Gambrinus, Jan, is the mythical King of Beer and probably the most ubiquitous figure in the crowded pantheon dreamed up by centuries of beer drinkers. Throughout Europe and the Americas, beers, breweries, statues, and even malts bear his name and visage. Also called “The Patron Saint of Brewers” (a distinction also claimed for St. Arnold), in most images King Gambrinus rides a giant cask and is shown replete with an ermine cloak, a crown, and a Falstaffian mug of ale. Like other heroic archetypes, the tales associated with him are many and tall. Perhaps the most grandiose among them has Gambrinus receiving the gift of beer directly from the Egyptian fertility goddess Isis. Another tells of a medieval joint partnership with the devil in which, in exchange for some 30 years’ lease on our hero’s soul, the deluder teaches him the process and art of brewing. Other tales are military, whether trumpeting his exploits during the Crusades or his aid in breaking the ecclesiastical hold of Cologne and its over-taxed brewers. Still other stories devolve to nothing more than the clever solution to a drinking contest, in which Gambrinus’ method of lifting an impossibly large cask involves drinking its contents first.

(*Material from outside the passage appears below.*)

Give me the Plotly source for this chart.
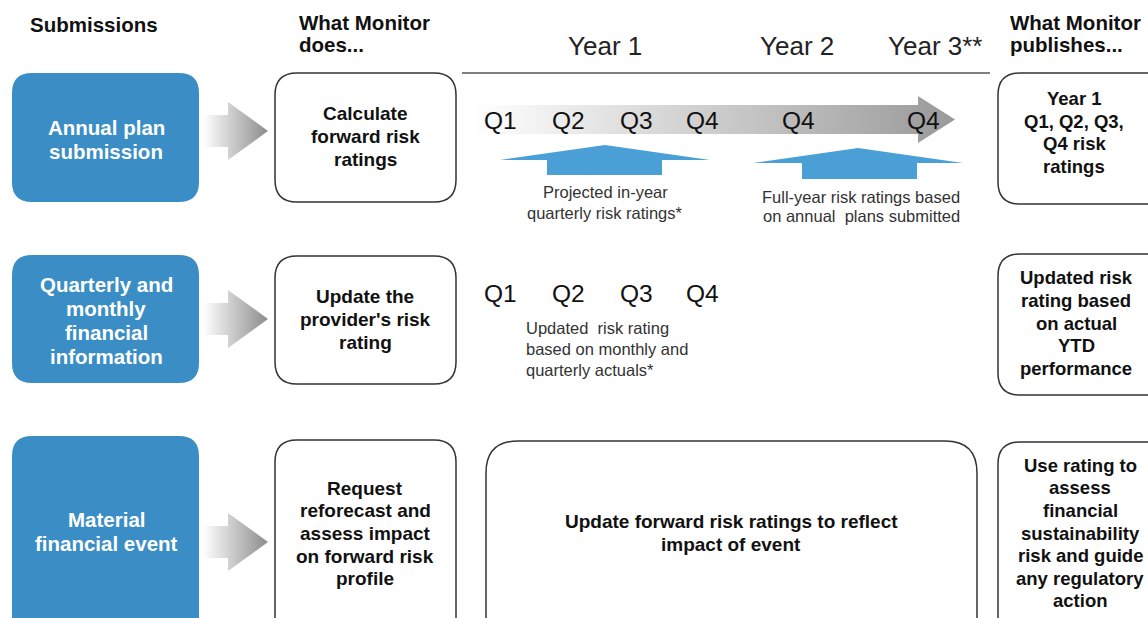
import plotly.graph_objects as go

# ---------------- data (text content) ----------------
column_headers = ["Submissions", "What Monitor<br>does...", "What Monitor<br>publishes..."]
year_labels = ["Year 1", "Year 2", "Year 3**"]
row_labels = ["Annual plan<br>submission",
              "Quarterly and<br>monthly<br>financial<br>information",
              "Material<br>financial event"]
monitor_does = ["Calculate<br>forward risk<br>ratings",
                "Update the<br>provider's risk<br>rating",
                "Request<br>reforecast and<br>assess impact<br>on forward risk<br>profile"]
monitor_publishes = ["Year 1<br>Q1, Q2, Q3,<br>Q4 risk<br>ratings",
                     "Updated risk<br>rating based<br>on actual<br>YTD<br>performance",
                     "Use rating to<br>assess<br>financial<br>sustainability<br>risk and guide<br>any regulatory<br>action"]
quarter_row1 = ["Q1", "Q2", "Q3", "Q4", "Q4", "Q4"]
quarter_row2 = ["Q1", "Q2", "Q3", "Q4"]
caption_projected = "Projected in-year<br>quarterly risk ratings*"
caption_fullyear = "Full-year risk ratings based<br>on annual  plans submitted"
caption_updated = "Updated  risk rating<br>based on monthly and<br>quarterly actuals*"
event_text = "Update forward risk ratings to reflect<br>impact of event"

# ---------------- styling ----------------
W, H = 1148, 618
FONT = "Arial, Liberation Sans, sans-serif"
BLUE_BOX = "#3b8ec5"
BLUE_ARROW = "#4b9fd7"
BORDER = "#333333"

fig = go.Figure()
shapes = []
annotations = []


def rounded_rect(x0, y0, x1, y1, r):
    return (f"M {x0+r},{y0} L {x1-r},{y0} Q {x1},{y0} {x1},{y0+r} "
            f"L {x1},{y1-r} Q {x1},{y1} {x1-r},{y1} L {x0+r},{y1} "
            f"Q {x0},{y1} {x0},{y1-r} L {x0},{y0+r} Q {x0},{y0} {x0+r},{y0} Z")


def add_box(x0, y0, x1, y1, r, fill, line_color, line_width):
    shapes.append(dict(type="path", path=rounded_rect(x0, y0, x1, y1, r),
                       xref="x", yref="y", fillcolor=fill,
                       line=dict(color=line_color, width=line_width), layer="below"))


def add_text(x, y, text, size, color="#111111", bold=False, xanchor="center",
             gap=None):
    lines = text.split("<br>")
    if gap is None:
        gap = size * 1.25
    n = len(lines)
    for k, ln in enumerate(lines):
        yy = y + (k - (n - 1) / 2) * gap
        t = f"<b>{ln}</b>" if bold else ln
        annotations.append(dict(x=x, y=yy, xref="x", yref="y", text=t, showarrow=False,
                                font=dict(family=FONT, size=size, color=color),
                                xanchor=xanchor, yanchor="middle"))


def gradient_poly(xs, ys, start, stop, c0="#ffffff", c1="#959595"):
    fig.add_trace(go.Scatter(x=xs, y=ys, mode="lines", fill="toself",
                             line=dict(width=0), hoverinfo="skip", showlegend=False,
                             fillgradient=dict(type="horizontal",
                                               colorscale=[[0, c0], [1, c1]],
                                               start=start, stop=stop)))


def solid_poly(xs, ys, color):
    fig.add_trace(go.Scatter(x=xs, y=ys, mode="lines", fill="toself", fillcolor=color,
                             line=dict(width=0), hoverinfo="skip", showlegend=False))


# ---------------- headers ----------------
add_text(28, 24, column_headers[0], 20.5, bold=True, xanchor="left")
add_text(297, 33, column_headers[1], 20.5, bold=True, xanchor="left", gap=22)
add_text(1008, 33, column_headers[2], 20.5, bold=True, xanchor="left", gap=22)
for lbl, x in zip(year_labels, [605, 797, 935]):
    add_text(x, 46, lbl, 26, color="#222222")
shapes.append(dict(type="line", x0=462, x1=990, y0=73, y1=73, xref="x", yref="y",
                   line=dict(color="#808080", width=2)))

# ---------------- rows ----------------
row_y = [(73, 202), (255, 383), (436, 660)]
does_y = [(73, 202), (256, 384), (440, 660)]
pub_y = [(73, 204), (254, 395), (442, 660)]
arrow_mid = [131, 319, 542]
row_text_y = [139, 320, 531]
does_text_y = [136.5, 319.5, 533.5]
pub_text_y = [132.5, 323, 533]
pub_text_x = [1074, 1076, 1080]

for i in range(3):
    y0, y1 = row_y[i]
    add_box(12, y0, 199, y1, 20, BLUE_BOX, BLUE_BOX, 0)
    add_text(106, row_text_y[i], row_labels[i], 20.5, color="#ffffff", bold=True, gap=24)

    # small gradient arrow
    m = arrow_mid[i]
    xs = [203, 228, 228, 268, 228, 228, 203, 203]
    ys = [m - 16, m - 16, m - 29, m, m + 29, m + 16, m + 16, m - 16]
    gradient_poly(xs, ys, 203, 268, "#ffffff", "#8c8c8c")

    dy0, dy1 = does_y[i]
    add_box(275, dy0, 456, dy1, 22, "rgba(0,0,0,0)", BORDER, 1.5)
    add_text(365, does_text_y[i], monitor_does[i], 19, bold=True, gap=22.7)

    py0, py1 = pub_y[i]
    add_box(998, py0, 1175, py1, 22, "rgba(0,0,0,0)", BORDER, 1.5)
    add_text(pub_text_x[i], pub_text_y[i], monitor_publishes[i], 18.5, bold=True, gap=22.6)

# big event box
add_box(486, 441, 977, 660, 32, "rgba(0,0,0,0)", BORDER, 1.5)
add_text(731, 532.5, event_text, 19, bold=True, gap=23)

# ---------------- timeline arrow ----------------
xs = [475, 918, 918, 955, 918, 918, 475, 475]
ys = [105, 105, 96, 119.5, 143, 134, 134, 105]
gradient_poly(xs, ys, 475, 955, "#ffffff", "#999999")

for q, x in zip(quarter_row1, [500, 568, 636, 702, 798, 923]):
    add_text(x, 120, q, 24.5, color="#111111")
for q, x in zip(quarter_row2, [500, 568, 636, 702]):
    add_text(x, 293, q, 24.5, color="#111111")

# blue up arrows
solid_poly([500, 605, 710, 662, 662, 547, 547, 500],
           [160, 145, 160, 160, 175, 175, 160, 160], BLUE_ARROW)
solid_poly([753, 858, 963, 917, 917, 802, 802, 753],
           [163, 148, 163, 163, 179, 179, 163, 163], BLUE_ARROW)

add_text(605, 202.5, caption_projected, 16.5, color="#333333", gap=21)
add_text(861, 206.5, caption_fullyear, 16.5, color="#333333", gap=19.5)
add_text(524, 349, caption_updated, 16.5, color="#333333", xanchor="left", gap=21)

fig.update_layout(
    width=W, height=H, margin=dict(l=0, r=0, t=0, b=0),
    paper_bgcolor="white", plot_bgcolor="white",
    xaxis=dict(range=[0, W], visible=False, fixedrange=True),
    yaxis=dict(range=[H, 0], visible=False, fixedrange=True),
    shapes=shapes, annotations=annotations, showlegend=False,
    hovermode=False,
)
fig.write_html("out.html",
               config={"displayModeBar": False, "staticPlot": True},
               post_script="document.body.style.margin='0';"
                           "document.body.style.overflow='hidden';")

American bronze panel from 1937 showing Jan Gambrinus in high relief. The German phrase roughly translates to “God Save Hops and Malt.” pike microbrewery museum, seattle, wa

The stories of Gambrinus, in fact, are a pastiche of historical appearance by a number of actual personages and embellishments of the storyteller’s art. Two figures are most commonly mentioned: Jan Primus (John I, 1251–1295) of Brabant, a Burgundian duke who served as “king” of the brewers’ guild of Brussels, and Jean sans Peur (John the Fearless, 1371–1419), who in some versions carries the distinction of inventing hopped beer, but whose biography mainly carries a history of courtly and political intrigue. Other possibilities exist as to actual historical antecedent, many dependent on unreliable pronunciation of an actual name, and all eventually giving way to the generally Latinized name Gambrinus.